Directive => Leaving the pictures aside, transcribe every line below exactly.
[start]
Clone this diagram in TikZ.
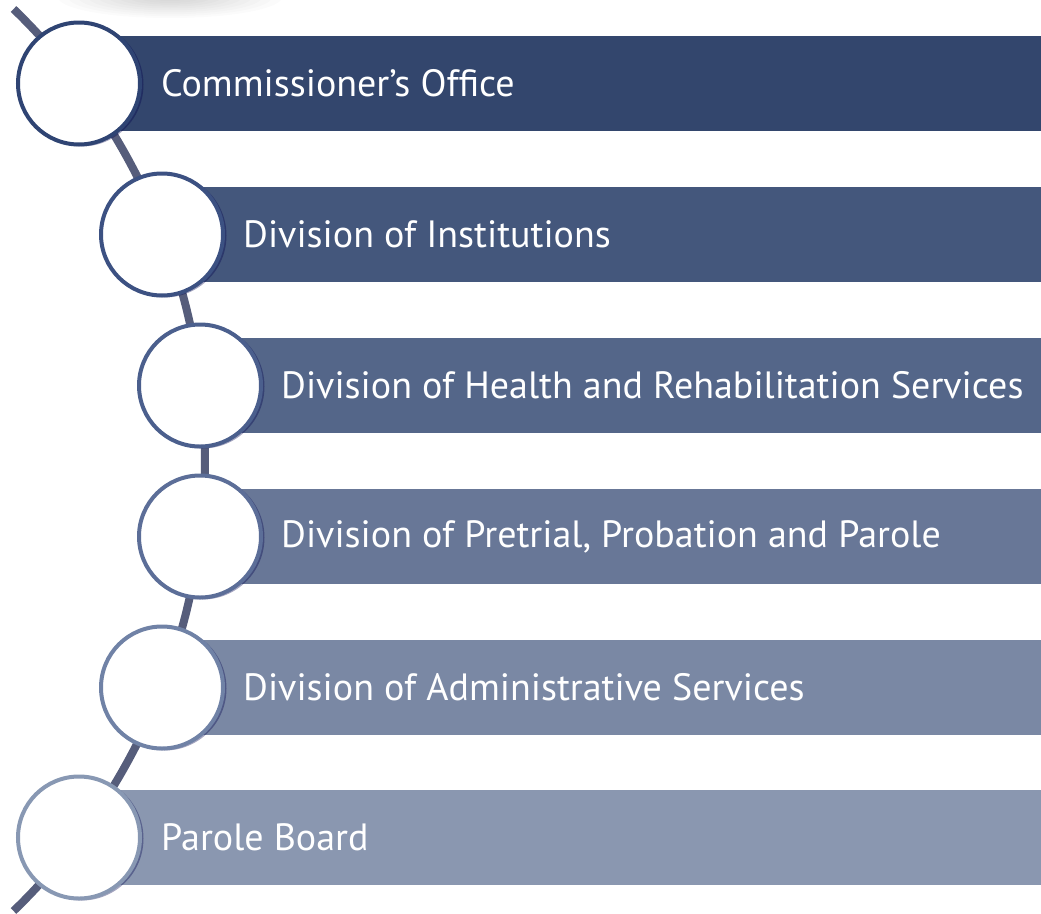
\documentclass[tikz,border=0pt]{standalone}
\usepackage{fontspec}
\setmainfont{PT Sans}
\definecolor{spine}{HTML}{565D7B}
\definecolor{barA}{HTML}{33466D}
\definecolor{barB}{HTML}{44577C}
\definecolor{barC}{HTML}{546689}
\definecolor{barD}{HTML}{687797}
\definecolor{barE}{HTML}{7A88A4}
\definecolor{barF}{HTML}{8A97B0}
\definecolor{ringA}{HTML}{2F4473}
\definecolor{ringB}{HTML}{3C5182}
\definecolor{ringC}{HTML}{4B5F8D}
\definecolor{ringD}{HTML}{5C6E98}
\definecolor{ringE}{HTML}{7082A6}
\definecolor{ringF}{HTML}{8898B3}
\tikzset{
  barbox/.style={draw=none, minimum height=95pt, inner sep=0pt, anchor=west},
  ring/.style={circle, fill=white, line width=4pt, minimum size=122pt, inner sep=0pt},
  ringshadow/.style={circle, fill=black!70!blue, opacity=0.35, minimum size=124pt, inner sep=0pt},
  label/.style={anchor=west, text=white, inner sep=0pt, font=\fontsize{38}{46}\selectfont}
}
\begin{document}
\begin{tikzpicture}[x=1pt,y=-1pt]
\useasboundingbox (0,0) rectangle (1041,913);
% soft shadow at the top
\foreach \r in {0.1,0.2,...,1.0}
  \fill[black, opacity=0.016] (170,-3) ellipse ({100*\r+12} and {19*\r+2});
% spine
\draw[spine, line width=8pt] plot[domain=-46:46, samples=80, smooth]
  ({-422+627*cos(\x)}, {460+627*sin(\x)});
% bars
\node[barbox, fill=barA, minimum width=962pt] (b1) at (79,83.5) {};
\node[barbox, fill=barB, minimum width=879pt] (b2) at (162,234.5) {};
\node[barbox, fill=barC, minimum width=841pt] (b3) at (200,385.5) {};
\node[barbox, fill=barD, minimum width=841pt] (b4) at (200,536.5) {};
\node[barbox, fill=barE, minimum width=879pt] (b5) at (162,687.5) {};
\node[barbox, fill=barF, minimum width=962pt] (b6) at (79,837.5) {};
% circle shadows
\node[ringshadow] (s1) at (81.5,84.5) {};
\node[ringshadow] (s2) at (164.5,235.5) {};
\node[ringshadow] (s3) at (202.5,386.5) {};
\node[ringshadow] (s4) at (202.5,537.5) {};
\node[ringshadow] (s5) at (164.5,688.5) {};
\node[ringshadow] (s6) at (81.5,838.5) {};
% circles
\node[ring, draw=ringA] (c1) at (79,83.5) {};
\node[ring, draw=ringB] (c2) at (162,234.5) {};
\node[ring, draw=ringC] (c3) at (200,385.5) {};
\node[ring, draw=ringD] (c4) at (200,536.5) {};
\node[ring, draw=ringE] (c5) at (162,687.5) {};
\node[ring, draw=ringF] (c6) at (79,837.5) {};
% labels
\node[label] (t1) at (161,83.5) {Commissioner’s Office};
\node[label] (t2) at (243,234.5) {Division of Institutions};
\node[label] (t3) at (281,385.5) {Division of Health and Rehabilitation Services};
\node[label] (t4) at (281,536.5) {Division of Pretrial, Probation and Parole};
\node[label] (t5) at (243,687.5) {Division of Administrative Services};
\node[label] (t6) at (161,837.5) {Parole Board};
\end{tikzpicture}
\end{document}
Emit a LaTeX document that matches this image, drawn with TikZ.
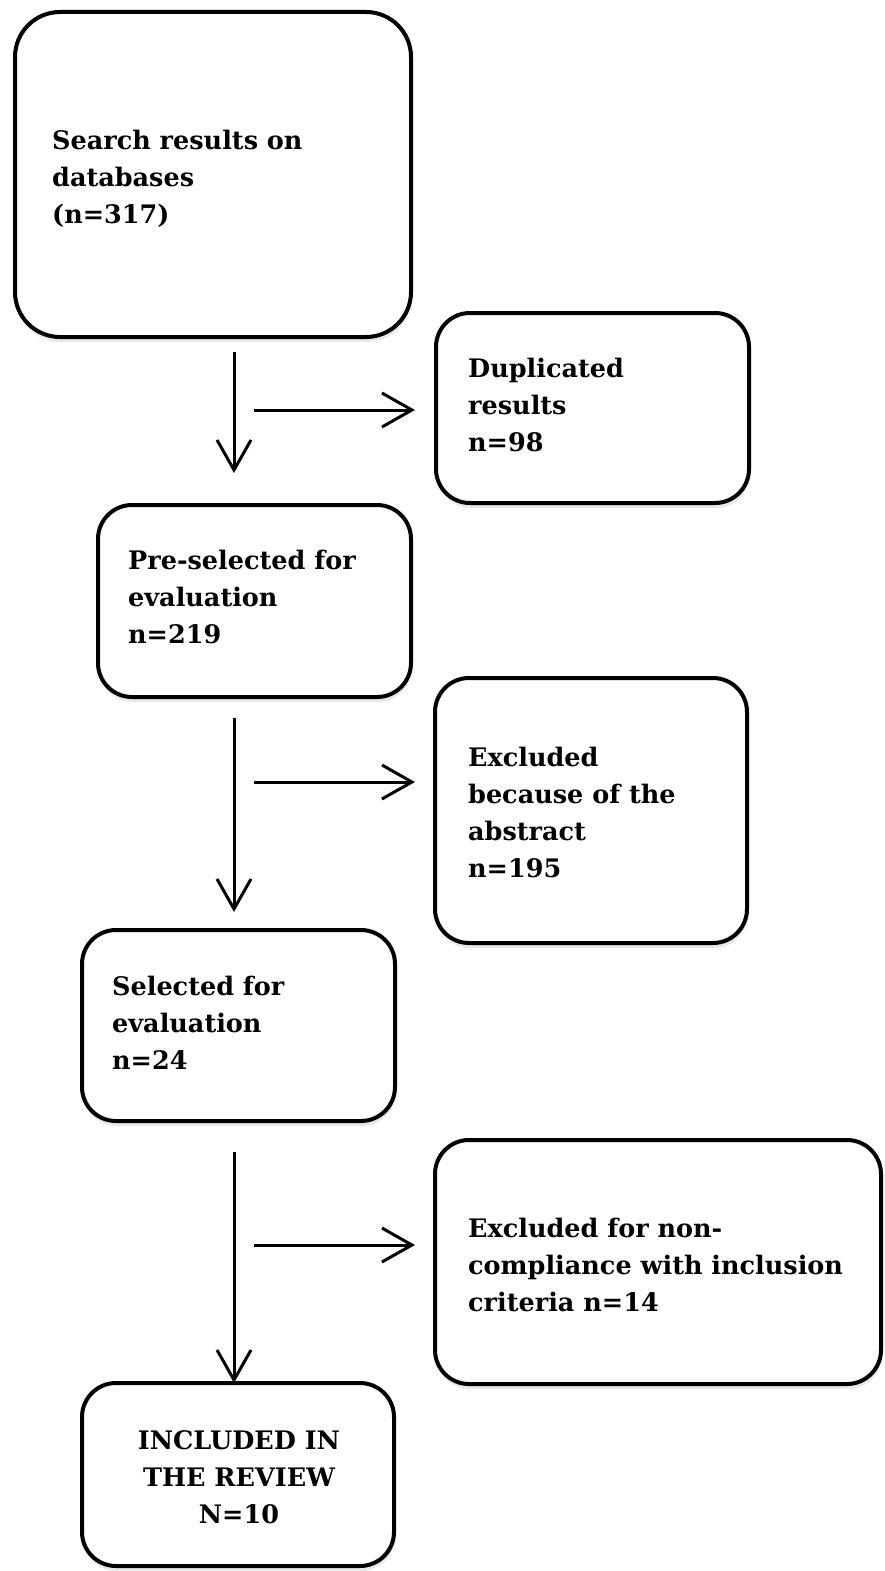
[end]
Written answer =>
Clone this diagram in TikZ.
\documentclass[tikz,border=0pt]{standalone}
\usepackage{fontspec}
\setmainfont{PT Sans}
\definecolor{spine}{HTML}{565D7B}
\definecolor{barA}{HTML}{33466D}
\definecolor{barB}{HTML}{44577C}
\definecolor{barC}{HTML}{546689}
\definecolor{barD}{HTML}{687797}
\definecolor{barE}{HTML}{7A88A4}
\definecolor{barF}{HTML}{8A97B0}
\definecolor{ringA}{HTML}{2F4473}
\definecolor{ringB}{HTML}{3C5182}
\definecolor{ringC}{HTML}{4B5F8D}
\definecolor{ringD}{HTML}{5C6E98}
\definecolor{ringE}{HTML}{7082A6}
\definecolor{ringF}{HTML}{8898B3}
\tikzset{
  barbox/.style={draw=none, minimum height=95pt, inner sep=0pt, anchor=west},
  ring/.style={circle, fill=white, line width=4pt, minimum size=122pt, inner sep=0pt},
  ringshadow/.style={circle, fill=black!70!blue, opacity=0.35, minimum size=124pt, inner sep=0pt},
  label/.style={anchor=west, text=white, inner sep=0pt, font=\fontsize{38}{46}\selectfont}
}
\begin{document}
\begin{tikzpicture}[x=1pt,y=-1pt]
\useasboundingbox (0,0) rectangle (1041,913);
% soft shadow at the top
\foreach \r in {0.1,0.2,...,1.0}
  \fill[black, opacity=0.016] (170,-3) ellipse ({100*\r+12} and {19*\r+2});
% spine
\draw[spine, line width=8pt] plot[domain=-46:46, samples=80, smooth]
  ({-422+627*cos(\x)}, {460+627*sin(\x)});
% bars
\node[barbox, fill=barA, minimum width=962pt] (b1) at (79,83.5) {};
\node[barbox, fill=barB, minimum width=879pt] (b2) at (162,234.5) {};
\node[barbox, fill=barC, minimum width=841pt] (b3) at (200,385.5) {};
\node[barbox, fill=barD, minimum width=841pt] (b4) at (200,536.5) {};
\node[barbox, fill=barE, minimum width=879pt] (b5) at (162,687.5) {};
\node[barbox, fill=barF, minimum width=962pt] (b6) at (79,837.5) {};
% circle shadows
\node[ringshadow] (s1) at (81.5,84.5) {};
\node[ringshadow] (s2) at (164.5,235.5) {};
\node[ringshadow] (s3) at (202.5,386.5) {};
\node[ringshadow] (s4) at (202.5,537.5) {};
\node[ringshadow] (s5) at (164.5,688.5) {};
\node[ringshadow] (s6) at (81.5,838.5) {};
% circles
\node[ring, draw=ringA] (c1) at (79,83.5) {};
\node[ring, draw=ringB] (c2) at (162,234.5) {};
\node[ring, draw=ringC] (c3) at (200,385.5) {};
\node[ring, draw=ringD] (c4) at (200,536.5) {};
\node[ring, draw=ringE] (c5) at (162,687.5) {};
\node[ring, draw=ringF] (c6) at (79,837.5) {};
% labels
\node[label] (t1) at (161,83.5) {Commissioner’s Office};
\node[label] (t2) at (243,234.5) {Division of Institutions};
\node[label] (t3) at (281,385.5) {Division of Health and Rehabilitation Services};
\node[label] (t4) at (281,536.5) {Division of Pretrial, Probation and Parole};
\node[label] (t5) at (243,687.5) {Division of Administrative Services};
\node[label] (t6) at (161,837.5) {Parole Board};
\end{tikzpicture}
\end{document}
Emit a LaTeX document that matches this image, drawn with TikZ.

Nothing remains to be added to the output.